Years ago, Jay and I played a video game called The Sims. In The Sims, you control a little virtual person, or people, and you tell them when to eat, sleep, go to work, watch TV, buy furniture, etc. Sometimes your little Sim people will get the opportunity to adopt a baby. I adopted Sim babies all the time, but I could never figure out how to get them to stop crying. Inevitably, a tiny Sim social worker would show up at the Sim house and take my baby away. Every dang time.

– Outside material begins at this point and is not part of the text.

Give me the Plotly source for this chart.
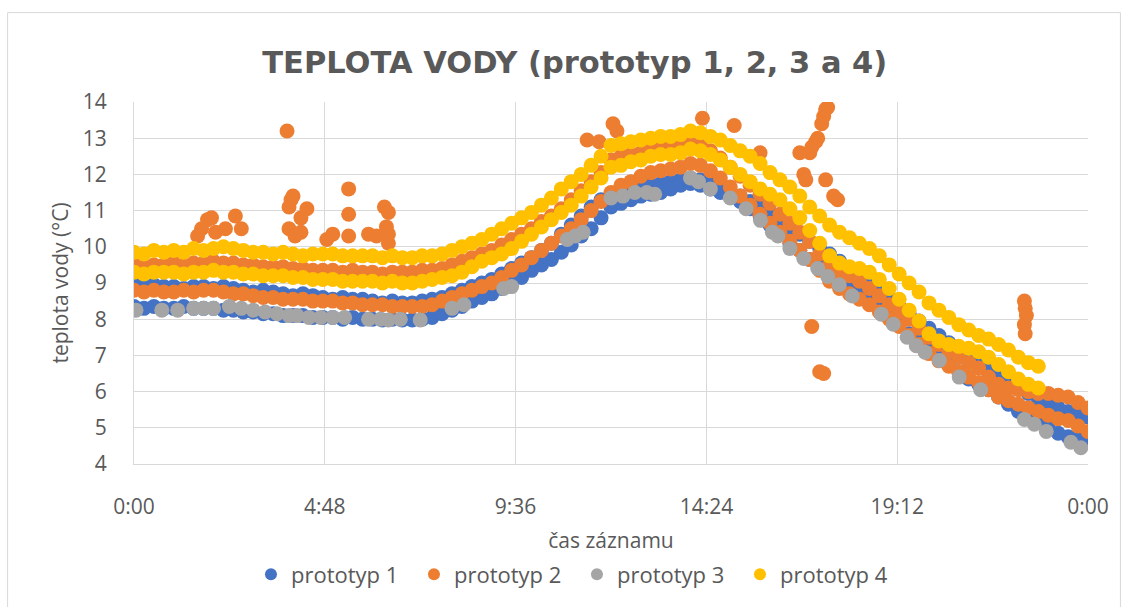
import plotly.graph_objects as go

# --- sampling clock of the loggers (hours, every 15 minutes) ---
T = [i / 4 for i in range(97)]

# --- prototyp 1 (two overlapping days) ---
p1_upper = [8.95, 8.9, 8.95, 8.9, 8.9, 8.85, 8.9, 8.9, 8.85, 8.9, 8.85, 8.8,
            8.75, 8.8, 8.75, 8.7, 8.65, 8.7, 8.65, 8.6, 8.55, 8.6, 8.55, 8.55,
            8.5, 8.45, 8.5, 8.45, 8.45, 8.5, 8.55, 8.6, 8.7, 8.8, 8.9, 9.0,
            9.1, 9.25, 9.4, 9.55, 9.7, 9.9, 10.1, 10.35, 10.6, 10.85, 11.1, 11.3,
            11.45, 11.55, 11.6, 11.65, 11.7, 11.75, 11.8, 11.85, 11.9, 11.85, 11.75, 11.65,
            11.5, 11.4, 11.25, 11.1, 10.95, 10.75, 10.55, 10.35, 10.15, 9.95, 9.8, 9.6,
            9.4, 9.2, 9.0, 8.8, 8.6, 8.35, 8.15, 7.95, 7.75, 7.55, 7.35, 7.15,
            6.95, 6.75, 6.6, 6.45, 6.25, 6.1, 5.95, 5.8, 5.65, 5.55, 5.45, 5.35, 5.3]
p1_lower = [8.35, 8.3, 8.35, 8.3, 8.3, 8.35, 8.3, 8.3, 8.3, 8.25, 8.25, 8.2,
            8.2, 8.15, 8.15, 8.1, 8.1, 8.1, 8.05, 8.05, 8.05, 8.0, 8.05, 8.0,
            8.0, 7.98, 8.0, 7.98, 7.98, 8.0, 8.05, 8.15, 8.25, 8.35, 8.5, 8.6,
            8.7, 8.85, 9.0, 9.15, 9.35, 9.5, 9.65, 9.85, 10.05, 10.3, 10.5, 10.8,
            11.1, 11.2, 11.3, 11.4, 11.45, 11.5, 11.6, 11.7, 11.75, 11.7, 11.6, 11.5,
            11.4, 11.25, 11.05, 10.85, 10.6, 10.35, 10.1, 9.9, 9.65, 9.5, 9.3, 9.1,
            8.85, 8.7, 8.5, 8.3, 8.05, 7.85, 7.6, 7.4, 7.2, 7.0, 6.75, 6.55,
            6.35, 6.2, 6.05, 5.85, 5.65, 5.45, 5.3, 5.15, 5.0, 4.85, 4.75, 4.7, 4.65]

# --- prototyp 2 ---
p2_upper = [9.5, 9.45, 9.5, 9.5, 9.55, 9.5, 9.55, 9.55, 9.6, 9.55, 9.55, 9.5,
            9.5, 9.45, 9.45, 9.45, 9.4, 9.4, 9.35, 9.35, 9.35, 9.3, 9.35, 9.3,
            9.3, 9.25, 9.3, 9.3, 9.3, 9.35, 9.35, 9.4, 9.5, 9.6, 9.7, 9.8,
            9.9, 10.05, 10.2, 10.35, 10.5, 10.7, 10.85, 11.05, 11.3, 11.55, 11.8, 12.05,
            12.4, 12.5, 12.55, 12.6, 12.7, 12.75, 12.75, 12.8, 12.85, 12.8, 12.65, 12.45,
            12.2, 11.95, 11.7, 11.45, 11.2, 10.9, 10.65, 10.4, 10.15, 9.8, 9.5, 9.3,
            9.2, 9.05, 8.85, 8.65, 8.4, 8.2, 8.0, 7.75, 7.5, 7.3, 7.1, 6.95,
            6.8, 6.65, 6.4, 6.2, 6.1, 6.05, 6.0, 5.95, 5.95, 5.9, 5.85, 5.7, 5.55]
p2_lower = [8.8, 8.75, 8.8, 8.75, 8.75, 8.8, 8.75, 8.8, 8.8, 8.75, 8.7, 8.7,
            8.65, 8.6, 8.6, 8.55, 8.55, 8.55, 8.5, 8.5, 8.5, 8.45, 8.45, 8.4,
            8.4, 8.4, 8.35, 8.35, 8.35, 8.35, 8.4, 8.5, 8.6, 8.7, 8.8, 8.9,
            9.0, 9.15, 9.35, 9.5, 9.7, 9.9, 10.1, 10.3, 10.5, 10.75, 11.0, 11.25,
            11.5, 11.7, 11.8, 11.95, 12.05, 12.1, 12.15, 12.2, 12.3, 12.25, 12.1, 11.9,
            11.65, 11.4, 11.15, 10.9, 10.65, 10.4, 10.15, 9.9, 9.65, 9.35, 9.05, 8.85,
            8.7, 8.55, 8.4, 8.2, 8.0, 7.8, 7.55, 7.3, 7.05, 6.85, 6.7, 6.55,
            6.4, 6.25, 6.05, 5.85, 5.75, 5.65, 5.55, 5.45, 5.35, 5.25, 5.2, 5.05, 4.9]
p2_spike_t = [1.6, 1.7, 1.85, 1.95, 2.05, 2.3, 2.55, 2.7,
              3.85, 3.9, 3.95, 4.0, 3.9, 4.05, 4.2, 4.35, 4.2,
              4.85, 5.0, 5.4, 5.4, 5.4, 5.9, 6.1, 6.3, 6.4, 6.35, 6.4, 6.4,
              11.4, 11.7, 12.05, 12.15, 14.3, 15.1, 15.75,
              16.75, 16.85, 16.9, 17.0, 17.05, 17.15, 17.2, 17.3, 17.35, 17.4, 17.45,
              17.4, 17.6, 17.7, 17.05, 17.25, 17.35,
              22.4, 22.42, 22.45, 22.4, 22.42]
p2_spike_v = [10.3, 10.5, 10.75, 10.8, 10.4, 10.5, 10.85, 10.5,
              13.2, 11.1, 11.3, 11.4, 10.5, 10.3, 10.8, 11.05, 10.4,
              10.2, 10.35, 11.6, 10.9, 10.3, 10.35, 10.3, 11.1, 10.95, 10.55, 10.35, 10.1,
              12.95, 12.9, 13.4, 13.2, 13.55, 13.35, 12.6,
              12.6, 12.0, 11.85, 12.6, 12.75, 12.9, 13.0, 13.4, 13.6, 13.8, 13.85,
              11.85, 11.4, 11.3, 7.8, 6.55, 6.5,
              8.5, 8.3, 8.1, 7.85, 7.6]

# --- prototyp 3 (sparser record) ---
p3_t = [0.05, 0.7, 1.1, 1.5, 1.75, 2.0, 2.4, 2.7, 3.0, 3.3, 3.6, 3.9, 4.1, 4.4,
        4.7, 5.0, 5.3, 5.9, 6.2, 6.4, 6.7, 7.2, 8.0, 8.3, 9.3, 9.5, 10.9, 11.1,
        11.3, 12.0, 12.3, 12.6, 12.9, 13.1, 14.0, 14.2, 14.5, 15.0, 15.4, 15.76,
        16.06, 16.2, 16.5, 16.85, 17.2, 17.45, 17.74, 18.07, 18.8, 19.1, 19.45, 19.68,
        19.9, 20.26, 20.76, 21.3, 22.4, 22.65, 22.95, 23.57, 23.82]
p3_v = [8.25, 8.25, 8.25, 8.3, 8.3, 8.3, 8.35, 8.3, 8.25, 8.2, 8.15, 8.1, 8.1, 8.05,
        8.05, 8.05, 8.05, 8.0, 8.0, 7.98, 8.0, 7.98, 8.3, 8.4, 8.85, 8.9, 10.2, 10.3,
        10.4, 11.35, 11.4, 11.5, 11.5, 11.45, 11.9, 11.8, 11.6, 11.35, 11.05, 10.73,
        10.4, 10.3, 9.95, 9.68, 9.4, 9.18, 8.95, 8.64, 8.14, 7.86, 7.5, 7.27,
        7.09, 6.86, 6.4, 6.05, 5.23, 5.1, 4.9, 4.6, 4.45]

# --- prototyp 4 (record ends before midnight) ---
p4_upper = [9.85, 9.8, 9.9, 9.85, 9.9, 9.85, 9.95, 9.9, 9.95, 10.0, 9.95, 9.9,
            9.85, 9.85, 9.8, 9.85, 9.8, 9.75, 9.8, 9.8, 9.8, 9.75, 9.75, 9.75,
            9.75, 9.7, 9.75, 9.7, 9.7, 9.75, 9.75, 9.8, 9.9, 10.0, 10.1, 10.2,
            10.35, 10.5, 10.65, 10.8, 10.95, 11.15, 11.35, 11.6, 11.8, 12.0, 12.25, 12.5,
            12.8, 12.85, 12.9, 12.95, 13.0, 13.05, 13.05, 13.1, 13.2, 13.15, 13.05, 12.95,
            12.8, 12.65, 12.5, 12.3, 12.05, 11.85, 11.65, 11.4, 11.1, 10.85, 10.6, 10.4,
            10.25, 10.1, 9.95, 9.75, 9.5, 9.25, 9.0, 8.75, 8.45, 8.25, 8.05, 7.85,
            7.7, 7.55, 7.45, 7.3, 7.15, 6.95, 6.8, 6.7]
p4_lower = [9.3, 9.25, 9.3, 9.3, 9.3, 9.25, 9.3, 9.3, 9.35, 9.3, 9.3, 9.25,
            9.25, 9.2, 9.2, 9.2, 9.15, 9.15, 9.1, 9.1, 9.1, 9.05, 9.05, 9.05,
            9.05, 9.0, 9.05, 9.0, 9.0, 9.05, 9.1, 9.15, 9.2, 9.3, 9.45, 9.6,
            9.7, 9.8, 9.95, 10.15, 10.35, 10.55, 10.75, 10.95, 11.15, 11.4, 11.65, 11.9,
            12.2, 12.25, 12.35, 12.4, 12.5, 12.55, 12.55, 12.6, 12.7, 12.65, 12.55, 12.4,
            12.2, 12.0, 11.8, 11.6, 11.45, 11.3, 11.05, 10.8, 10.45, 10.1, 9.75, 9.55,
            9.45, 9.4, 9.3, 9.1, 8.85, 8.55, 8.25, 7.95, 7.6, 7.4, 7.3, 7.25,
            7.2, 7.1, 6.95, 6.75, 6.55, 6.35, 6.2, 6.1]

names = ["prototyp 1", "prototyp 2", "prototyp 3", "prototyp 4"]
colors = ["#4472C4", "#ED7D31", "#A5A5A5", "#FFC000"]
tick_vals = [0, 4.8, 9.6, 14.4, 19.2, 24]
tick_text = ["0:00", "4:48", "9:36", "14:24", "19:12", "0:00"]

T4 = T[:len(p4_upper)]
series = [
    (T + T, p1_upper + p1_lower),
    (T + T + p2_spike_t, p2_upper + p2_lower + p2_spike_v),
    (p3_t, p3_v),
    (T4 + T4, p4_upper + p4_lower),
]

FONT = "Open Sans"
GREY = "#595959"

fig = go.Figure()
for (xs, ys), n, c in zip(series, names, colors):
    fig.add_trace(go.Scatter(x=xs, y=ys, mode="markers", name=n,
                             marker=dict(color=c, size=15, line=dict(width=0))))

fig.update_layout(
    width=1127, height=607,
    margin=dict(l=134, r=39, t=102, b=141),
    paper_bgcolor="white", plot_bgcolor="white",
    font=dict(family=FONT, color=GREY, size=21),
    title=dict(text="<b>TEPLOTA VODY (prototyp 1, 2, 3 a 4)</b>",
               x=0.51, xanchor="center", y=0.898, yanchor="middle",
               font=dict(family="DejaVu Sans", size=30.5, color=GREY)),
    xaxis=dict(range=[0, 24], tickvals=tick_vals, ticktext=tick_text,
               showgrid=True, gridcolor="#D9D9D9", gridwidth=1,
               zeroline=False, showline=True, linecolor="#D9D9D9", mirror=False,
               ticks="outside", ticklen=24, tickcolor="rgba(0,0,0,0)",
               tickfont=dict(size=21, color=GREY), automargin=False,
               title=dict(text="čas záznamu", font=dict(size=21, color=GREY), standoff=14)),
    yaxis=dict(range=[4, 14], dtick=1, showgrid=True, gridcolor="#D9D9D9",
               zeroline=False, showline=True, linecolor="#D9D9D9",
               ticks="outside", ticklen=22, tickcolor="rgba(0,0,0,0)",
               tickfont=dict(size=21, color=GREY), automargin=False,
               title=dict(text="teplota vody (°C)", font=dict(size=21, color=GREY), standoff=8)),
    legend=dict(orientation="h", x=0.1226, xanchor="left", y=-0.305, yanchor="middle",
                font=dict(size=22, color=GREY), itemsizing="constant",
                itemwidth=30, tracegroupgap=0, entrywidth=118, entrywidthmode="pixels"),
    shapes=[dict(type="rect", xref="paper", yref="paper",
                 x0=-0.1325, x1=1.034, y0=-0.4, y1=1.247,
                 line=dict(color="#D9D9D9", width=1), layer="below")],
)

fig.write_html("out.html", config={"displayModeBar": False},
               post_script="document.body.style.margin='0';")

Finally, I figured out that if I stopped allowing my Sim adults to sleep -- keeping them awake until they collapsed into little heaps on the floor -- I'd get to keep the baby, and he/she would grow up into an official child. I quit playing shortly after that, because I felt I'd finally conquered the biggest obstacle in the video game. Then I had an actual baby and realized real life baby-care worked EXACTLY LIKE IT DID IN THE SIMS. I probably realized this while lying in a little heap on the floor. Memories of those months are a little fuzzy.
There are still some days I expect a tiny Sim social worker to come after my real baby. For example, WCB just started saying "bear", but it comes out "beer." What if we're at the grocery store or the mall or the library someday, and WCB begins clamoring for her beer? What if I absent-mindedly say, "You can have your beer when you get home"? I imagine a team of tiny social workers tackling me from behind.
That's not all. This morning, WCB discovered she could fit into Garland's kitty carrier. She climbed in and happily shut the door behind her. There was my child, spending part of her morning in a cage, playing with cat toys.
I think I hear tiny social worker footsteps on the driveway.